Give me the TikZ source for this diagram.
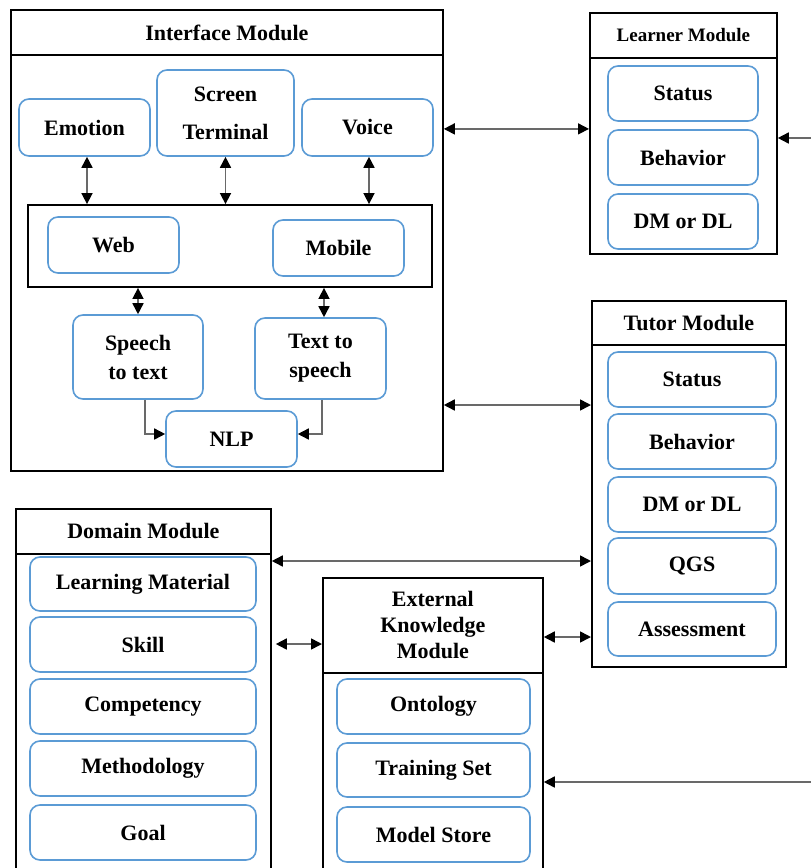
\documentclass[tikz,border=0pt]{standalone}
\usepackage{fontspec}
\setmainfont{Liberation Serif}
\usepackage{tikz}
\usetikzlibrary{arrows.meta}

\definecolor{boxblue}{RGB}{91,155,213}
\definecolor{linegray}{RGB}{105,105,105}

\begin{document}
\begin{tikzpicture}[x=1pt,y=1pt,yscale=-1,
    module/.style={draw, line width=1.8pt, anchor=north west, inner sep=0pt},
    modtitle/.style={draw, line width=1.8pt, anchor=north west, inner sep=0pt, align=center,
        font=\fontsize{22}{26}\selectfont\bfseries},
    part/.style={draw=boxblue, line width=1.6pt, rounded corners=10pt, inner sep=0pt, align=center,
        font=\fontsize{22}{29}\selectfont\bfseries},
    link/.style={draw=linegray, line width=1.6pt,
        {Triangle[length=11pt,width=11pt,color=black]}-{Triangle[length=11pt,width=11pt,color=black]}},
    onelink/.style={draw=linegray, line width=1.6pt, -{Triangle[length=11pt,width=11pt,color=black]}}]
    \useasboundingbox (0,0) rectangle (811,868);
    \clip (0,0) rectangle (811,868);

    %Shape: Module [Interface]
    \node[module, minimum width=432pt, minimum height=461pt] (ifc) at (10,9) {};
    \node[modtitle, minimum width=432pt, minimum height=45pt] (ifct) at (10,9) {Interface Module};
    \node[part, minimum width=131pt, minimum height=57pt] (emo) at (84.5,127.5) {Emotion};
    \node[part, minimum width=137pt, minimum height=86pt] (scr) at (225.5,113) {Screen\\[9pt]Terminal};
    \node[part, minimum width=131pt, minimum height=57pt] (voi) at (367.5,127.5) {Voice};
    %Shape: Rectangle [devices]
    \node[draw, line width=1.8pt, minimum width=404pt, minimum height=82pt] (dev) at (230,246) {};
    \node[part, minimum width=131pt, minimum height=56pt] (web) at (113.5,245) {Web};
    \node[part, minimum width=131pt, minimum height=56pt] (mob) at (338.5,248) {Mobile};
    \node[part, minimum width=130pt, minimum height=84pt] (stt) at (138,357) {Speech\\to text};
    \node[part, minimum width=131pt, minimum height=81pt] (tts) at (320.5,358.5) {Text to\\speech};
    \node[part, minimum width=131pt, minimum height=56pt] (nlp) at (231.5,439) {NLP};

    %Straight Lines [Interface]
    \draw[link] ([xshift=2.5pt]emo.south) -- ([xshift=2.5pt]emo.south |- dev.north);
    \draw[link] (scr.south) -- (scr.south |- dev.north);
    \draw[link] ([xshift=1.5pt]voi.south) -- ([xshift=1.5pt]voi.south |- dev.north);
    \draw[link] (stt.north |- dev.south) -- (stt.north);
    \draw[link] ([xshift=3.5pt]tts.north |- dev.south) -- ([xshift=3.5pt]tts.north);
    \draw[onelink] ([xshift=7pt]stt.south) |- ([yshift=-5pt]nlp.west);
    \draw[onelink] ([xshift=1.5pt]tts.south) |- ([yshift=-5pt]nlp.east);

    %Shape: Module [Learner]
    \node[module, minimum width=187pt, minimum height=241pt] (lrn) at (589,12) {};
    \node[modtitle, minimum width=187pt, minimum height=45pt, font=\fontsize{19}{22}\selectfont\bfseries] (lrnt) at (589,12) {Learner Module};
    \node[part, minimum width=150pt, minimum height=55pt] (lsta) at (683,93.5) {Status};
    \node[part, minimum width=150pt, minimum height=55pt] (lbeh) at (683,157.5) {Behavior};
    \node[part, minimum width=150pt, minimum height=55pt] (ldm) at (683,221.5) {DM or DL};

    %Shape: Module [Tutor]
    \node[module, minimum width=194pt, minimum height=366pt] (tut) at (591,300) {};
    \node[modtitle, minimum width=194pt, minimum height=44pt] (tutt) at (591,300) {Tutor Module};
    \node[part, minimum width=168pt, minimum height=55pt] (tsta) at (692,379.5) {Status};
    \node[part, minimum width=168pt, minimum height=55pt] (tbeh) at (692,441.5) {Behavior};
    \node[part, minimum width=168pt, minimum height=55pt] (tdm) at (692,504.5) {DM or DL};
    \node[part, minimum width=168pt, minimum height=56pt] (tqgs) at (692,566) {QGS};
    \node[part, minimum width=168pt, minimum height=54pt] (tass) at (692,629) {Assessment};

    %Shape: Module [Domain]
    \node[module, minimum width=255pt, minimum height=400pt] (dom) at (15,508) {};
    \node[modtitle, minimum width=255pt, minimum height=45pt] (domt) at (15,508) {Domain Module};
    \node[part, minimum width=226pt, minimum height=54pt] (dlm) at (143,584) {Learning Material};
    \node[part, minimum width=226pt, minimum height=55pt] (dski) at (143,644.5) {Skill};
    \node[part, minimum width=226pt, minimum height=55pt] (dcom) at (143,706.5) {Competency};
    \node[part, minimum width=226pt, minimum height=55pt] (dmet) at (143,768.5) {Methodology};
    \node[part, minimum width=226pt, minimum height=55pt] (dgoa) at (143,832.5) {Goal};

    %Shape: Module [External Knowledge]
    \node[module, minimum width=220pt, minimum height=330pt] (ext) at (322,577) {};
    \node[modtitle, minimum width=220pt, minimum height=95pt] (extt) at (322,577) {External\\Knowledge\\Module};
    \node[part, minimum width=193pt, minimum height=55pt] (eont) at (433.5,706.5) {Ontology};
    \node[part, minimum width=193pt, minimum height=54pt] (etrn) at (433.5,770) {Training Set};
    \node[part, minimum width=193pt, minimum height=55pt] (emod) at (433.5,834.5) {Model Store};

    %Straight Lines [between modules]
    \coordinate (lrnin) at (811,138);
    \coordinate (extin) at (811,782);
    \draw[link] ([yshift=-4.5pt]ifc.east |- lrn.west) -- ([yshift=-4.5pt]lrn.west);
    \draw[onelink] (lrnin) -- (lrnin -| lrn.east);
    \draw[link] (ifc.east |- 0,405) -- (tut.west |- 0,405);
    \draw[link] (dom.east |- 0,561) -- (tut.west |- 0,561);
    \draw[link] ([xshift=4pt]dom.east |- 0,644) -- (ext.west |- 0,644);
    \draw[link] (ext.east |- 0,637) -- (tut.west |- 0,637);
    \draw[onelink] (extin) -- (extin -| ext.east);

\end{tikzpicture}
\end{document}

----

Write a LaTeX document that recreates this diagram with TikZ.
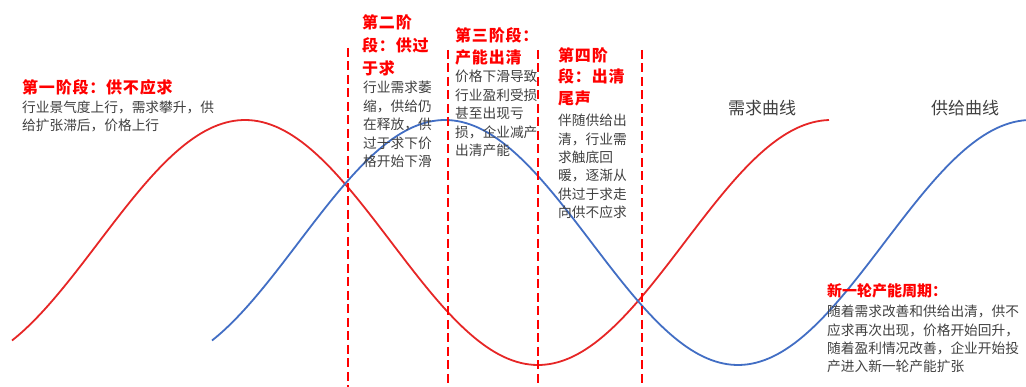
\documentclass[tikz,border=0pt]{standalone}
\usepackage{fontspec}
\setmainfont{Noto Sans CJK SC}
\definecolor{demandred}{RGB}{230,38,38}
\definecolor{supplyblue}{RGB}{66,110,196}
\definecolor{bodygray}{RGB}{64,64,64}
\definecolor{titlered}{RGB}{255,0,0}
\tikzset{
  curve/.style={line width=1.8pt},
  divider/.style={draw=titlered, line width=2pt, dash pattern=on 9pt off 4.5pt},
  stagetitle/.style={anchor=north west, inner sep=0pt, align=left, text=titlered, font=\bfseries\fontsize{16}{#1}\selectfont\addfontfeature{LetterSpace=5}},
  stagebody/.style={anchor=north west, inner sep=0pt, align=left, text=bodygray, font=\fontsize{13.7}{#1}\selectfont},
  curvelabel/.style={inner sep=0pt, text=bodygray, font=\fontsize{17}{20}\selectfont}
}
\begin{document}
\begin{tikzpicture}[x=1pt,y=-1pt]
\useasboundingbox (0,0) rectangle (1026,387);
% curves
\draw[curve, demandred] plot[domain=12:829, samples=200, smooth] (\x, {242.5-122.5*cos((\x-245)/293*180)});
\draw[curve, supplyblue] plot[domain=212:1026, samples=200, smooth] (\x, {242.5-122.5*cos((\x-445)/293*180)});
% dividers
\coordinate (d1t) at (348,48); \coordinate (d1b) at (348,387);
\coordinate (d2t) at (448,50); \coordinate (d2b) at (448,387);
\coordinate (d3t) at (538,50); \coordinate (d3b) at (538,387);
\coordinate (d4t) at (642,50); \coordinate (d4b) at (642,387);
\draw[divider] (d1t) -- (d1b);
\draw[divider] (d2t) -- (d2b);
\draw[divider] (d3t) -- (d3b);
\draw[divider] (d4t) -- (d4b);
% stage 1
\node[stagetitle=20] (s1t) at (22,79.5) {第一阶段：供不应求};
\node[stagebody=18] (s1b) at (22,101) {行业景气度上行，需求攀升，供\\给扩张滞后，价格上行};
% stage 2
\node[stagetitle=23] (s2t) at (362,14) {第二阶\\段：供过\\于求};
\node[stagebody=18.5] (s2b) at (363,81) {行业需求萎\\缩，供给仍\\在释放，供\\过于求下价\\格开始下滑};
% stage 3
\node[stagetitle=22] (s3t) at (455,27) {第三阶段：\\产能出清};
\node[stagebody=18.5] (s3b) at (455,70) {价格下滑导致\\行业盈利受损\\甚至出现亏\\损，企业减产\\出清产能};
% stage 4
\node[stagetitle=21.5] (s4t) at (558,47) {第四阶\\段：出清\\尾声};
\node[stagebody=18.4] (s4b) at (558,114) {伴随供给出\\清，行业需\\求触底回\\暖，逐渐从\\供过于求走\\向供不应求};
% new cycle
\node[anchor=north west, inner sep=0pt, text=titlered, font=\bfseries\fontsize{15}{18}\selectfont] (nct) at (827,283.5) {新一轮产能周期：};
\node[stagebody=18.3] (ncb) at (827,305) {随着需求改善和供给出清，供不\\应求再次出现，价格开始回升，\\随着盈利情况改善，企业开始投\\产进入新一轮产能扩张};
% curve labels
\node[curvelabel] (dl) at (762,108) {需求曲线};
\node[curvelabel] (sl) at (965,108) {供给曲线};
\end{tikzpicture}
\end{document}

----

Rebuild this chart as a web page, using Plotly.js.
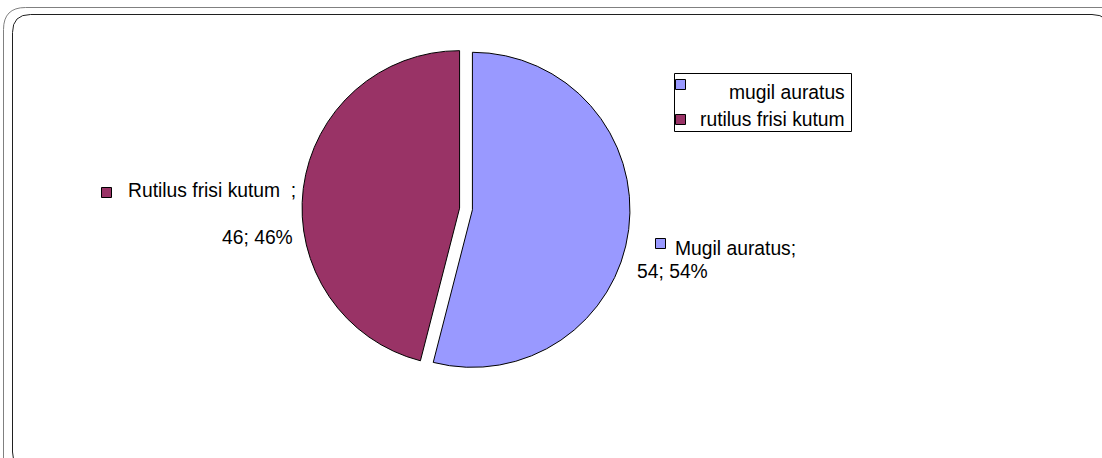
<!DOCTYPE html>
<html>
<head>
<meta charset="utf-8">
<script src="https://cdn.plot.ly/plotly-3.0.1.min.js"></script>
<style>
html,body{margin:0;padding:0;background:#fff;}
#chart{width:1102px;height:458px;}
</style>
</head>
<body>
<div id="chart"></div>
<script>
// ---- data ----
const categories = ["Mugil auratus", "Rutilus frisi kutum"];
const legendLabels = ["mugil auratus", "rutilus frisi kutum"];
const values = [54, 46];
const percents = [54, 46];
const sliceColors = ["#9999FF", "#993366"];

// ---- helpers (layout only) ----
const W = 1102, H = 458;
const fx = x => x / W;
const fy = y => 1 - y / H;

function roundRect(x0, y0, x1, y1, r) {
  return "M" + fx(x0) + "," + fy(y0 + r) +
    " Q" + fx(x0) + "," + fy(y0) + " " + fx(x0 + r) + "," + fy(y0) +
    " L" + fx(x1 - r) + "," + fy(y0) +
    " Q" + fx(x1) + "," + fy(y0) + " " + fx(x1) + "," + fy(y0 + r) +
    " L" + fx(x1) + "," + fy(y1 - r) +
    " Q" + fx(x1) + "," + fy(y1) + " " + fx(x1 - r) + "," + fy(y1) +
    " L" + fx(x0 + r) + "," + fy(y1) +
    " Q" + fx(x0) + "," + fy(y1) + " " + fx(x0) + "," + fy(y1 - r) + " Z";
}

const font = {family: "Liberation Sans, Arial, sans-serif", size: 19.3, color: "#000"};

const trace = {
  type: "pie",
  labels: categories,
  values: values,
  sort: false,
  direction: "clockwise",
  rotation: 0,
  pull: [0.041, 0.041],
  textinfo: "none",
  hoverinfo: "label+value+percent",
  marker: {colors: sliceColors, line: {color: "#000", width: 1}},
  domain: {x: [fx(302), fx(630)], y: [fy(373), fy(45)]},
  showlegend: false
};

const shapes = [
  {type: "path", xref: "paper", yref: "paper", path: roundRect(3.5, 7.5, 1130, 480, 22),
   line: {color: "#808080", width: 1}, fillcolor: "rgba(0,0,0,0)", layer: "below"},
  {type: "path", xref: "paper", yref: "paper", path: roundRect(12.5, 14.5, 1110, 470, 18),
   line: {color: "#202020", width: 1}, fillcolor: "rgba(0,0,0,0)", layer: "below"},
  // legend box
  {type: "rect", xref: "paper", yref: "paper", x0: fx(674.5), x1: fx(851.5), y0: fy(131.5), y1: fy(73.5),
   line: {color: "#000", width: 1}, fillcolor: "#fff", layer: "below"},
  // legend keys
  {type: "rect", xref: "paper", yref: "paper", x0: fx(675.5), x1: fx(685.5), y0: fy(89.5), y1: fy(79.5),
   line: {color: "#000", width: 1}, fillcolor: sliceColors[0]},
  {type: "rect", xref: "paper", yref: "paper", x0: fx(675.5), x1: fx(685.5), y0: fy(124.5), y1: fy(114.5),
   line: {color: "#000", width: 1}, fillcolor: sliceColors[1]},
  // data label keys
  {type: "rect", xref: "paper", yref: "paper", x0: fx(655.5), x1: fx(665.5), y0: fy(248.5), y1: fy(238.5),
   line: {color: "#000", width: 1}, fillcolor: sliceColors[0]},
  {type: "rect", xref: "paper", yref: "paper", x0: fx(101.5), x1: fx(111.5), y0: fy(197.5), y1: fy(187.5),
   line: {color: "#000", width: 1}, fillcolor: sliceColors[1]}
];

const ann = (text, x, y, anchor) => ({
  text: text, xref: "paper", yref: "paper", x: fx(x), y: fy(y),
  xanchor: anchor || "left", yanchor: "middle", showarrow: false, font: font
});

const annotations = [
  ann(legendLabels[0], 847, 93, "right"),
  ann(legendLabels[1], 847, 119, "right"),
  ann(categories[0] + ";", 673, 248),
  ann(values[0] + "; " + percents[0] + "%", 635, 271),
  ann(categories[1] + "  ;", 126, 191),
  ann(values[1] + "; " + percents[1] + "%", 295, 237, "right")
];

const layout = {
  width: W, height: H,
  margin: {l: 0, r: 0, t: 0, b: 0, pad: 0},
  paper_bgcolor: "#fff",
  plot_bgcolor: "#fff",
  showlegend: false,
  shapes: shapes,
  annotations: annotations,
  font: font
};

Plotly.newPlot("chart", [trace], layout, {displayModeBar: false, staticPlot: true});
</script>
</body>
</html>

----

→ Stated goal: Find how many lines of the listing include the string "chart" and give that number, nothing else.

→ Exercise solution: 4